Staff Reporter
The town of Brandfort in the Free State will be renamed Winnie Mandela after the late struggle icon.
Sport, Arts and Culture Nathi Mthethwa gazetted the name change on Friday.
This, according to the notice, was in terms of Section 10 (2) of the South African Geographical Names Council Act (Act No 118 of 1998).
Winnie Mandela was banished to the small farming town at the height of the oppressive apartheid system and spent about eight years there between 1977 and 1985.
She was not allowed to leave the town and her movements were closely monitored by apartheid security personnel as she was not allowed to openly interact with the locals.
SA History Online states that she was unceremoniously dumped at House 802 in the dusty Afrikaner-dominated town with her youngest daughter, Zinzi, on May 16, 1977.

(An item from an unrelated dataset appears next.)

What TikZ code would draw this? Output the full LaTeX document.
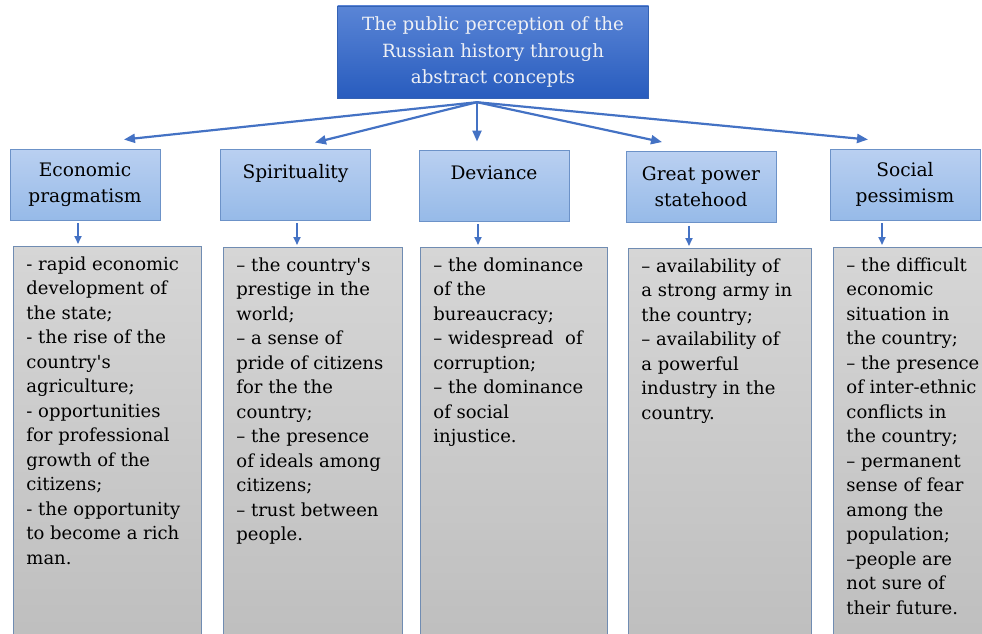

It says there was no running water nor electricity and the house had no floors nor ceilings.
The people spoke mainly Sotho, Tswana or Afrikaans and hardly any Xhosa, which was Winnie’s home language.
While the move was meant to break her, it actually emboldened her and she took a provocative stance against the system.
She, according to the history hub, would spend hours in the white-owned shops empowering the mostly black shopkeepers with political ideologies.
It was during that period that Winnie Mandela became a leading opponent of the apartheid system and her popularity grew across the world.
Madikizela-Mandela returned to Soweto from Brandfort in late 1985, in defiance of her banning order.